TASK DETAILS>
Write out the records word for word, with no pictures.

>> start PROVIDED INFORMATION

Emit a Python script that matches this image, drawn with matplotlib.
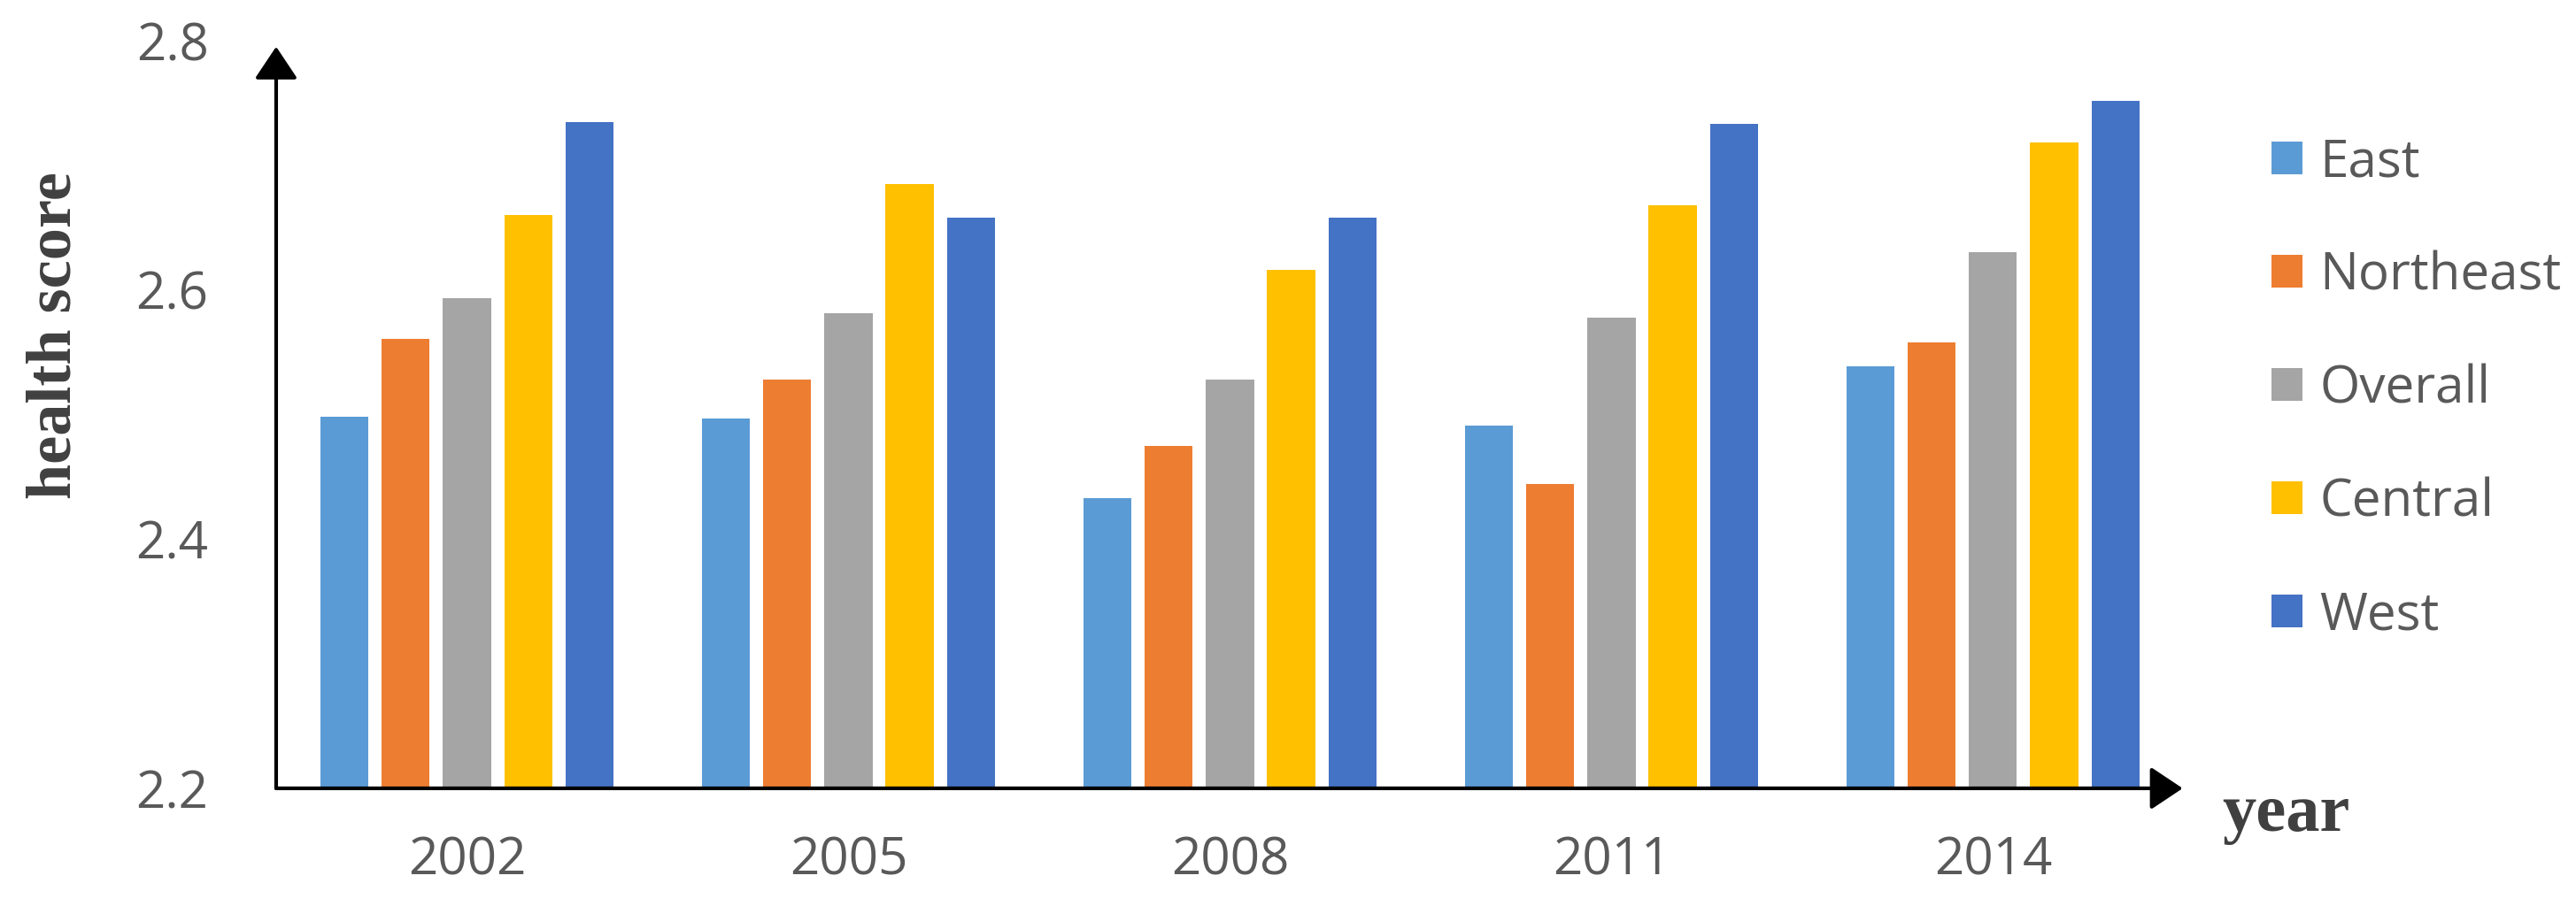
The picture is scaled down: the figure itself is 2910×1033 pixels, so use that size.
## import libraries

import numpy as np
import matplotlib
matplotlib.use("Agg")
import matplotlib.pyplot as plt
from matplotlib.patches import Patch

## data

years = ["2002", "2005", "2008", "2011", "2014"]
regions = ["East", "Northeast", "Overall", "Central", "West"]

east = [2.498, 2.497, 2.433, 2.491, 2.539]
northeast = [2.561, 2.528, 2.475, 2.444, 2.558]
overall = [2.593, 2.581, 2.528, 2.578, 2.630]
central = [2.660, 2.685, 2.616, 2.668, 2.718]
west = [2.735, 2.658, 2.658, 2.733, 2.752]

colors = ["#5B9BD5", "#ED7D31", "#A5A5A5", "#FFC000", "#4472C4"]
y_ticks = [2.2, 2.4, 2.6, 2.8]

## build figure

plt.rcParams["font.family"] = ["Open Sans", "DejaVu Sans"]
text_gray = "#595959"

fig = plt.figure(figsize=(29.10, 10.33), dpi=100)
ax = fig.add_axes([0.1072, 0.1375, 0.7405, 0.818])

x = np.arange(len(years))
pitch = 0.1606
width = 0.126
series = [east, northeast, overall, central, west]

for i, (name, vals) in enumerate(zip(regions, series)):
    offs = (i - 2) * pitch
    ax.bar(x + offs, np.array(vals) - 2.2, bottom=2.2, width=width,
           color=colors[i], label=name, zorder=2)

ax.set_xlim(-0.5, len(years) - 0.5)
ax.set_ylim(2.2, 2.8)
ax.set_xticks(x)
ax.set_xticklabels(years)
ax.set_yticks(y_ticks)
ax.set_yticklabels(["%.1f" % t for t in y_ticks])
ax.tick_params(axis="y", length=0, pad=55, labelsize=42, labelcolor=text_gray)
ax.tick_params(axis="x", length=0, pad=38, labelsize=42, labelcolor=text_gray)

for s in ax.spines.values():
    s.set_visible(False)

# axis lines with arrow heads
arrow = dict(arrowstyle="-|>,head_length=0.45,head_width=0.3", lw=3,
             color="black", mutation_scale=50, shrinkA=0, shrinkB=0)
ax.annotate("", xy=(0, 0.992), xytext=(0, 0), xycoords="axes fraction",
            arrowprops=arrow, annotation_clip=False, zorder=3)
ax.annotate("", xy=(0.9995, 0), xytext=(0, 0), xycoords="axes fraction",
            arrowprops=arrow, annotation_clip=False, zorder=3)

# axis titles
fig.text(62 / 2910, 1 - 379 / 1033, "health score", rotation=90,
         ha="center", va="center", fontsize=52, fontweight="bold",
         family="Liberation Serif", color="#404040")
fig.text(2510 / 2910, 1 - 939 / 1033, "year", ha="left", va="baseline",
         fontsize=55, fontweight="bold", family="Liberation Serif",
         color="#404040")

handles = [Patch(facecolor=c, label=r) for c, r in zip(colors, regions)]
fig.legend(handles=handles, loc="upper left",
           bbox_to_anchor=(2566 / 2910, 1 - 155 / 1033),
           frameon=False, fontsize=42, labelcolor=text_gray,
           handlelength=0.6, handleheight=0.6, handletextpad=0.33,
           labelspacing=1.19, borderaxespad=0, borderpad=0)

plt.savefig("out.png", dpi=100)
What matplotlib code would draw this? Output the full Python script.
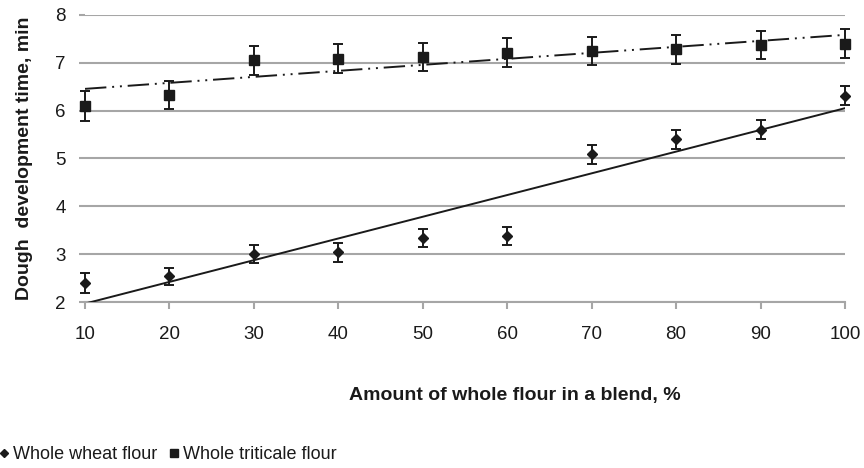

>> end PROVIDED INFORMATION

ANSWER IN FULL>
Emit a Python script that matches this image, drawn with matplotlib.
The picture is scaled down: the figure itself is 2910×1033 pixels, so use that size.
## import libraries

import numpy as np
import matplotlib
matplotlib.use("Agg")
import matplotlib.pyplot as plt
from matplotlib.patches import Patch

## data

years = ["2002", "2005", "2008", "2011", "2014"]
regions = ["East", "Northeast", "Overall", "Central", "West"]

east = [2.498, 2.497, 2.433, 2.491, 2.539]
northeast = [2.561, 2.528, 2.475, 2.444, 2.558]
overall = [2.593, 2.581, 2.528, 2.578, 2.630]
central = [2.660, 2.685, 2.616, 2.668, 2.718]
west = [2.735, 2.658, 2.658, 2.733, 2.752]

colors = ["#5B9BD5", "#ED7D31", "#A5A5A5", "#FFC000", "#4472C4"]
y_ticks = [2.2, 2.4, 2.6, 2.8]

## build figure

plt.rcParams["font.family"] = ["Open Sans", "DejaVu Sans"]
text_gray = "#595959"

fig = plt.figure(figsize=(29.10, 10.33), dpi=100)
ax = fig.add_axes([0.1072, 0.1375, 0.7405, 0.818])

x = np.arange(len(years))
pitch = 0.1606
width = 0.126
series = [east, northeast, overall, central, west]

for i, (name, vals) in enumerate(zip(regions, series)):
    offs = (i - 2) * pitch
    ax.bar(x + offs, np.array(vals) - 2.2, bottom=2.2, width=width,
           color=colors[i], label=name, zorder=2)

ax.set_xlim(-0.5, len(years) - 0.5)
ax.set_ylim(2.2, 2.8)
ax.set_xticks(x)
ax.set_xticklabels(years)
ax.set_yticks(y_ticks)
ax.set_yticklabels(["%.1f" % t for t in y_ticks])
ax.tick_params(axis="y", length=0, pad=55, labelsize=42, labelcolor=text_gray)
ax.tick_params(axis="x", length=0, pad=38, labelsize=42, labelcolor=text_gray)

for s in ax.spines.values():
    s.set_visible(False)

# axis lines with arrow heads
arrow = dict(arrowstyle="-|>,head_length=0.45,head_width=0.3", lw=3,
             color="black", mutation_scale=50, shrinkA=0, shrinkB=0)
ax.annotate("", xy=(0, 0.992), xytext=(0, 0), xycoords="axes fraction",
            arrowprops=arrow, annotation_clip=False, zorder=3)
ax.annotate("", xy=(0.9995, 0), xytext=(0, 0), xycoords="axes fraction",
            arrowprops=arrow, annotation_clip=False, zorder=3)

# axis titles
fig.text(62 / 2910, 1 - 379 / 1033, "health score", rotation=90,
         ha="center", va="center", fontsize=52, fontweight="bold",
         family="Liberation Serif", color="#404040")
fig.text(2510 / 2910, 1 - 939 / 1033, "year", ha="left", va="baseline",
         fontsize=55, fontweight="bold", family="Liberation Serif",
         color="#404040")

handles = [Patch(facecolor=c, label=r) for c, r in zip(colors, regions)]
fig.legend(handles=handles, loc="upper left",
           bbox_to_anchor=(2566 / 2910, 1 - 155 / 1033),
           frameon=False, fontsize=42, labelcolor=text_gray,
           handlelength=0.6, handleheight=0.6, handletextpad=0.33,
           labelspacing=1.19, borderaxespad=0, borderpad=0)

plt.savefig("out.png", dpi=100)
What matplotlib code would draw this? Output the full Python script.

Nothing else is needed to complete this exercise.